3. A Remaining Tactical Path: Pay the HLR, Then Convert

From a strategic standpoint, another path looms: once Ms. Pruett pays the full HLR amount to unsecured creditors, conversion to Chapter 7 may become a viable option. By that point, any exemption objections would likely be foreclosed under Rule 1019(2)(B)(1), insulating her exemption scheme from renewed challenge. That approach—complete the liquidation value, then reassess—could accomplish much of what the motion sought, albeit indirectly. With conversion, the debtor's attorney may actually be paid a reasonable fee for this additional representation.

4. The Student Loan Overlay: 55% of the GUC Pool

The trustee's website indicates  that general unsecured claims (GUCs)  total roughly $109,662.97, of which $61,113 (about 55%) are student loans. That fact alone changes the equities. Ending the plan at 50 months would accelerate payments to creditors, but most of that benefit would flow to nondischargeable student loan debt.

Ms. Pruett could have testified that finishing earlier would allow her to resume direct payments on those nondischargeable loans sooner—an argument that often resonates with courts focused on long-term rehabilitation.

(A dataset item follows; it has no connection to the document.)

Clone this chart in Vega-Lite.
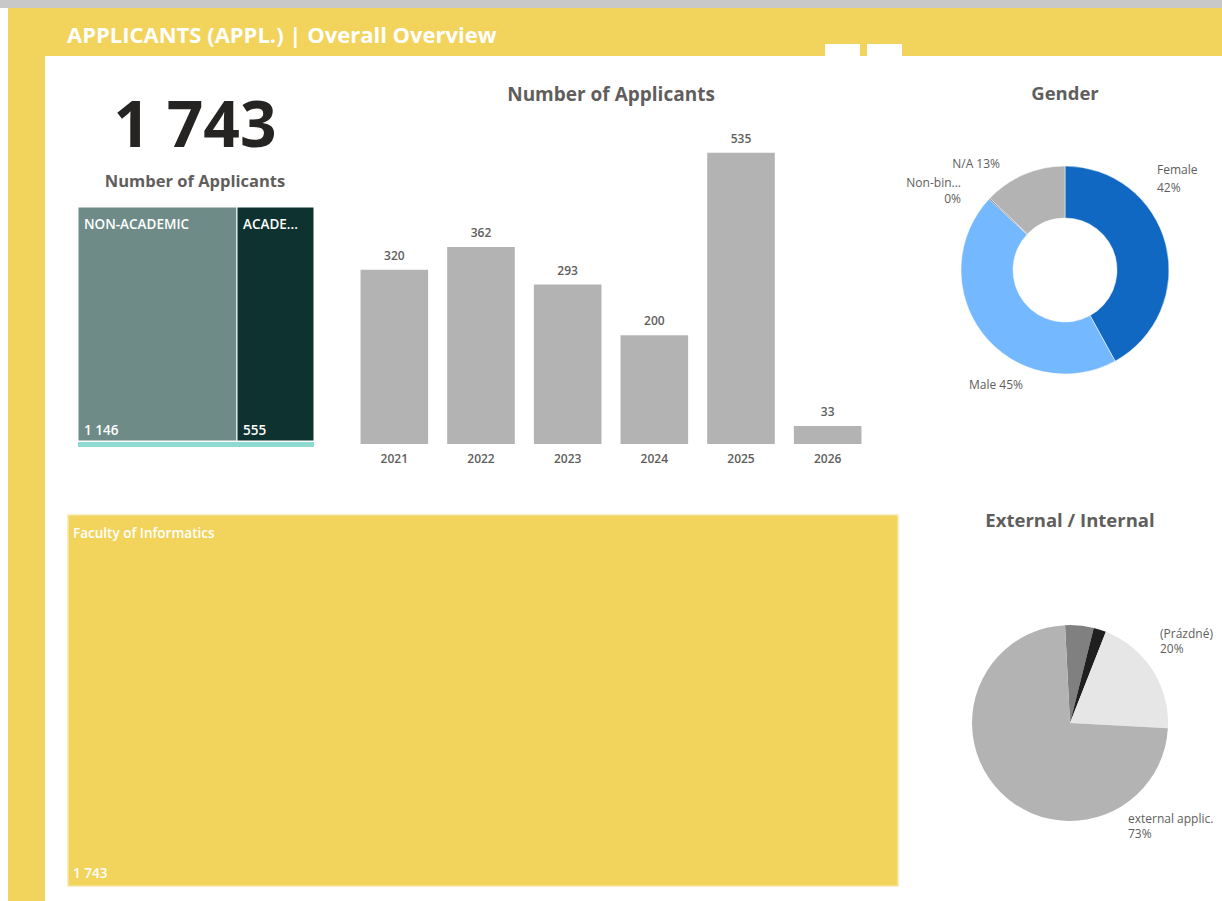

But that argument may be more myopic than persuasive in today’s evolving student loan landscape.

If the anticipated nationwide settlement involving MOHELA, the Department of Education, and borrower advocates is adopted as expected, every month spent in Chapter 13 is likely to count toward forgiveness timelines—whether under PSLF (for which a public school teacher like Ms. Pruett would likely qualify) or the 20-/25-year income-driven forgiveness frameworks. If so, an extra ten months in Chapter 13—especially at a reduced payment—could actually benefit the debtor by advancing forgiveness eligibility while maintaining payment affordability. What appears at first blush to be delay may in fact be progress.

5. The Human Factor (and yes,  trustees are human): Direct Mortgage Payments

One final, subtle dynamic: Ms. Pruett’s mortgage was paid directly rather than through trustee conduit. While this should be  legally irrelevant, that structure may dampen any compassion the Trustee has for the asserted plan modification.  Even when a trustee's commission is below the statutory maximum,  there is often a desire to both further reduce that commission and to see that a particular debtor "carries their own weight"  in supporting the bankruptcy system.

6. The Larger Lesson

The lesson of Pruett is not that shortening a plan after surrendering a totaled vehicle is impossible. It is that evidentiary rigor matters.

  • Testimony about replacement transportation costs.
  • Updated Schedules I & J showing reduced disposable income.
  • A clear explanation of how the HLR was calculated.
  • A forward-looking narrative tying plan length to rehabilitation rather than convenience.

Had those pieces been presented, the outcome might well have been different—even under the same doctrinal framework.

In the end, Pruett is less a rejection of modification than a reminder that § 1329 motions live or die on the record. Chapter 13 is, at its core, an evidence-driven exercise in demonstrating what the debtor can actually afford going forward—not merely what arithmetic makes possible.